Woman awarded $402,000 in sex suit against doctor


Reporter: Mike Konon

A jury has awarded $402,000 to a 50-year-old Vista woman who said her psychiatrist dominated her and sexually abused her over an eight-year period.

The plaintiff, Magdalena Van Der Hoeven, was awarded the damages from Dr. Frederick A. Martin, a psychiatrist and osteopath, by a Superior Court jury of seven women and five men who had deliberated for 1-½ hours.

Martin is serving a 2 ½-year term in Arizona State Prison on his no-contest pleas to charges of sexually abusing two other patients. His license to practice medicine was rescinded after more than 10 patients complained of sexual abuse.

Van Der Hoeven's attorney, David S. Casey Jr., said the sexual abuse and domination of his client began in 1974 in Yuma, where Martin was the only practicing psychiatrist, and continued after Van Der Hoeven moved to San Diego County in 1980.

Casey said Martin demanded that Van Der Hoeven telephone him weekly, take prescriptions he mailed her and visit Yuma periodically for therapy.

After the verdict was announced, jury foreman Melvin Dunlap commented: "She was not getting treatment, and he was hurting her. We found she was suffering, is suffering now and will continue to suffer."

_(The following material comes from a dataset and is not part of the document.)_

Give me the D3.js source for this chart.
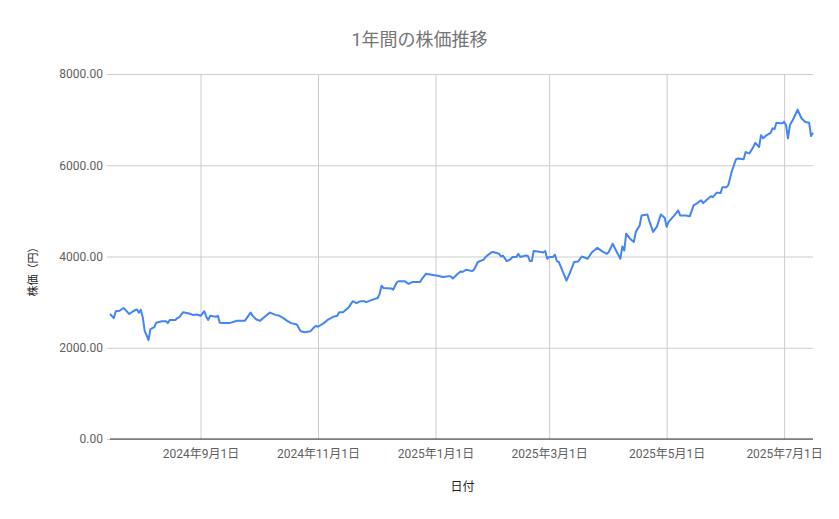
<!DOCTYPE html>
<html>
<head>
<meta charset="utf-8">
<script src="https://cdn.jsdelivr.net/npm/d3@7"></script>
<style>
  body { margin: 0; background: #fff; }
  text { font-family: Roboto, "Noto Sans CJK JP", sans-serif; }
</style>
</head>
<body>
<div class="canvas"></div>
<script>
// data
const dates = [
  "2024-07-16", "2024-07-18", "2024-07-19", "2024-07-21", "2024-07-23", "2024-07-24", "2024-07-26", "2024-07-28",
  "2024-07-30", "2024-07-31", "2024-08-01", "2024-08-02", "2024-08-03", "2024-08-05", "2024-08-06", "2024-08-08",
  "2024-08-09", "2024-08-12", "2024-08-14", "2024-08-15", "2024-08-16", "2024-08-19", "2024-08-20", "2024-08-21",
  "2024-08-23", "2024-08-26", "2024-08-28", "2024-08-30", "2024-09-01", "2024-09-03", "2024-09-04", "2024-09-05",
  "2024-09-06", "2024-09-09", "2024-09-10", "2024-09-11", "2024-09-13", "2024-09-16", "2024-09-20", "2024-09-24",
  "2024-09-25", "2024-09-27", "2024-09-28", "2024-09-30", "2024-10-02", "2024-10-04", "2024-10-07", "2024-10-10",
  "2024-10-12", "2024-10-14", "2024-10-16", "2024-10-18", "2024-10-21", "2024-10-23", "2024-10-25", "2024-10-28",
  "2024-10-30", "2024-10-31", "2024-11-01", "2024-11-04", "2024-11-06", "2024-11-09", "2024-11-11", "2024-11-12",
  "2024-11-14", "2024-11-17", "2024-11-19", "2024-11-21", "2024-11-23", "2024-11-25", "2024-11-26", "2024-11-29",
  "2024-12-02", "2024-12-03", "2024-12-04", "2024-12-05", "2024-12-09", "2024-12-10", "2024-12-12", "2024-12-13",
  "2024-12-16", "2024-12-18", "2024-12-20", "2024-12-24", "2024-12-25", "2024-12-27", "2024-12-30", "2025-01-02",
  "2025-01-05", "2025-01-08", "2025-01-09", "2025-01-10", "2025-01-12", "2025-01-14", "2025-01-15", "2025-01-17",
  "2025-01-20", "2025-01-21", "2025-01-23", "2025-01-26", "2025-01-27", "2025-01-30", "2025-01-31", "2025-02-03",
  "2025-02-04", "2025-02-05", "2025-02-07", "2025-02-09", "2025-02-10", "2025-02-12", "2025-02-13", "2025-02-14",
  "2025-02-17", "2025-02-18", "2025-02-19", "2025-02-20", "2025-02-21", "2025-02-23", "2025-02-26", "2025-02-27",
  "2025-02-28", "2025-03-01", "2025-03-03", "2025-03-04", "2025-03-05", "2025-03-06", "2025-03-08", "2025-03-10",
  "2025-03-12", "2025-03-14", "2025-03-16", "2025-03-18", "2025-03-21", "2025-03-23", "2025-03-26", "2025-03-29",
  "2025-03-31", "2025-04-01", "2025-04-03", "2025-04-05", "2025-04-07", "2025-04-08", "2025-04-09", "2025-04-10",
  "2025-04-12", "2025-04-14", "2025-04-15", "2025-04-17", "2025-04-18", "2025-04-21", "2025-04-22", "2025-04-24",
  "2025-04-26", "2025-04-28", "2025-04-30", "2025-05-01", "2025-05-02", "2025-05-05", "2025-05-07", "2025-05-08",
  "2025-05-11", "2025-05-13", "2025-05-15", "2025-05-17", "2025-05-18", "2025-05-19", "2025-05-20", "2025-05-22",
  "2025-05-24", "2025-05-25", "2025-05-27", "2025-05-29", "2025-05-30", "2025-06-01", "2025-06-02", "2025-06-04",
  "2025-06-06", "2025-06-07", "2025-06-10", "2025-06-11", "2025-06-12", "2025-06-13", "2025-06-15", "2025-06-16",
  "2025-06-18", "2025-06-19", "2025-06-20", "2025-06-22", "2025-06-24", "2025-06-25", "2025-06-26", "2025-06-27",
  "2025-06-29", "2025-06-30", "2025-07-01", "2025-07-02", "2025-07-03", "2025-07-04", "2025-07-06", "2025-07-08",
  "2025-07-10", "2025-07-12", "2025-07-14", "2025-07-15", "2025-07-16",
];

const prices = [
  2740, 2650, 2800, 2810, 2870, 2830, 2740, 2800,
  2840, 2770, 2830, 2670, 2370, 2170, 2410, 2450,
  2550, 2580, 2580, 2540, 2610, 2610, 2650, 2670,
  2780, 2750, 2720, 2730, 2700, 2800, 2680, 2610,
  2700, 2680, 2700, 2550, 2540, 2540, 2590, 2590,
  2650, 2770, 2700, 2620, 2590, 2670, 2770, 2720,
  2700, 2650, 2590, 2540, 2510, 2360, 2340, 2360,
  2450, 2480, 2460, 2540, 2610, 2680, 2700, 2780,
  2780, 2890, 3020, 2980, 3020, 3020, 3000, 3050,
  3090, 3180, 3360, 3310, 3300, 3270, 3440, 3460,
  3460, 3400, 3440, 3440, 3510, 3620, 3600, 3580,
  3550, 3570, 3560, 3520, 3600, 3670, 3660, 3710,
  3680, 3710, 3880, 3930, 3990, 4090, 4100, 4060,
  4000, 4020, 3900, 3940, 3990, 3990, 4060, 3990,
  4020, 4010, 3900, 3900, 4120, 4110, 4090, 4120,
  3950, 3990, 3990, 4040, 3900, 3880, 3680, 3470,
  3660, 3880, 3890, 4000, 3950, 4080, 4190, 4100,
  4060, 4100, 4280, 4110, 3950, 4220, 4130, 4500,
  4390, 4320, 4540, 4680, 4900, 4920, 4780, 4540,
  4660, 4920, 4850, 4650, 4760, 4900, 5010, 4900,
  4900, 4880, 5120, 5170, 5210, 5230, 5170, 5250,
  5320, 5300, 5400, 5390, 5520, 5520, 5560, 5890,
  6130, 6150, 6130, 6290, 6270, 6260, 6400, 6490,
  6400, 6660, 6590, 6660, 6710, 6810, 6790, 6930,
  6920, 6920, 6950, 6880, 6590, 6880, 7030, 7220,
  7030, 6950, 6930, 6640, 6710,
];

const xTickDates = ["2024-09-01", "2024-11-01", "2025-01-01", "2025-03-01", "2025-05-01", "2025-07-01"];
const yTicks = [0, 2000, 4000, 6000, 8000];

const margin = { top: 74, right: 26, bottom: 80, left: 110 };
const width = 839;
const height = 519;
const graphWidth = width - margin.left - margin.right;
const graphHeight = height - margin.top - margin.bottom;

const parseDate = d3.timeParse("%Y-%m-%d");
const data = dates.map((d, i) => ({ date: parseDate(d), price: prices[i] }));

const svg = d3
  .select(".canvas")
  .append("svg")
  .attr("width", width)
  .attr("height", height);

svg.append("rect").attr("width", width).attr("height", height).attr("fill", "#fff");

const graph = svg
  .append("g")
  .attr("transform", `translate(${margin.left},${margin.top})`);

// scales
const x = d3.scaleTime().domain(d3.extent(data, (d) => d.date)).range([0, graphWidth]);
const y = d3.scaleLinear().domain([0, 8000]).range([graphHeight, 0]);

// y axis + horizontal grid
const yAxis = d3
  .axisLeft(y)
  .tickValues(yTicks)
  .tickFormat((d) => d.toFixed(2))
  .tickSizeInner(-graphWidth)
  .tickSizeOuter(0)
  .tickPadding(7);

const yAxisGroup = graph.append("g").attr("class", "y-axis").call(yAxis);
yAxisGroup.select(".domain").remove();
yAxisGroup.selectAll("line").attr("x1", -3).attr("stroke", "#cccccc");
yAxisGroup
  .selectAll("text")
  .attr("fill", "#5f5f5f")
  .style("font-size", "12px");

// x axis + vertical grid
const xAxis = d3
  .axisBottom(x)
  .tickValues(xTickDates.map(parseDate))
  .tickFormat(d3.timeFormat("%Y年%-m月%-d日"))
  .tickSizeInner(-graphHeight)
  .tickSizeOuter(0)
  .tickPadding(10);

const xAxisGroup = graph
  .append("g")
  .attr("class", "x-axis")
  .attr("transform", `translate(0,${graphHeight})`)
  .call(xAxis);
xAxisGroup.select(".domain").remove();
xAxisGroup.selectAll("line").attr("stroke", "#cccccc");
xAxisGroup
  .selectAll("text")
  .attr("fill", "#5f5f5f")
  .style("font-size", "12px");

// baseline at zero
graph
  .append("line")
  .attr("x1", 0)
  .attr("x2", graphWidth)
  .attr("y1", y(0))
  .attr("y2", y(0))
  .attr("stroke", "#333")
  .attr("stroke-width", 1);

// price line
const line = d3
  .line()
  .x((d) => x(d.date))
  .y((d) => y(d.price));

graph
  .append("path")
  .datum(data)
  .attr("fill", "none")
  .attr("stroke", "#4285f4")
  .attr("stroke-width", 2)
  .attr("stroke-linejoin", "round")
  .attr("d", line);

// titles
svg
  .append("text")
  .attr("x", width / 2)
  .attr("y", 46)
  .attr("text-anchor", "middle")
  .attr("fill", "#757575")
  .style("font-size", "18px")
  .text("1年間の株価推移");

svg
  .append("text")
  .attr("x", margin.left + graphWidth / 2 + 1)
  .attr("y", 491)
  .attr("text-anchor", "middle")
  .attr("fill", "#222")
  .style("font-size", "12px")
  .text("日付");

svg
  .append("text")
  .attr("transform", "translate(33,269) rotate(-90)")
  .attr("text-anchor", "middle")
  .attr("dy", "0.35em")
  .attr("fill", "#222")
  .style("font-size", "11px")
  .text("株価（円）");
</script>
</body>
</html>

The jury voted the award on a 10-2 vote, with two female jurors favoring a higher damage award.

Casey had suggested damages of $3 million to $5 million. Defense attorney Jack W. Crumley suggested $50,000 to $100,000.

According to testimony during the trial, Martin dominated Van Der Hoeven by taking advantage of her childhood experiences in the Dutch East Indies, which became Indonesia as a war for independence followed World War II.

Van Der Hoeven told jurors that she and other members of her family spent three years as prisoners of the Japanese and four years in a refugee camp before joining her mother in the Netherlands.

She testified that at the time she began seeing Martin she was depressed by the recent deaths of a brother, her mother and her mother-in-law. Soon, her husband also died, she said.

Two psychiatrists and a psychologist called by Casey agreed that Martin’s actions harmed Van Der Hoeven’s psychological condition.

Dr. Melvin Goldzband, a psychiatrist called by the defense, said Martin’s treatment "was not at all helpful, not good psychiatric technique, but whether she was injured or not depends on the patient’s response."

Casey asked Goldzband: "During the entire eight years, then, there was no therapeutic relationship?"

"Not in my view," Goldzband said.

Said Casey: "It was a severe traumatic event, then, when she learned he had lied to her?"

"Yes," Goldzband said. "It destroyed her faith in therapists."

Goldzband refused to speculate on possible harm done by Martin, however, telling the jury:

"It is necessary to compare the way she was before seeing Martin and how she was after. She was severely depressed when she began seeing him, was severely depressed while she was seeing him and certainly is severely depressed now. She did not change."

In his closing argument, Casey said Van Der Hoeven "was not in psychiatric care at any time in her life until she went to Martin."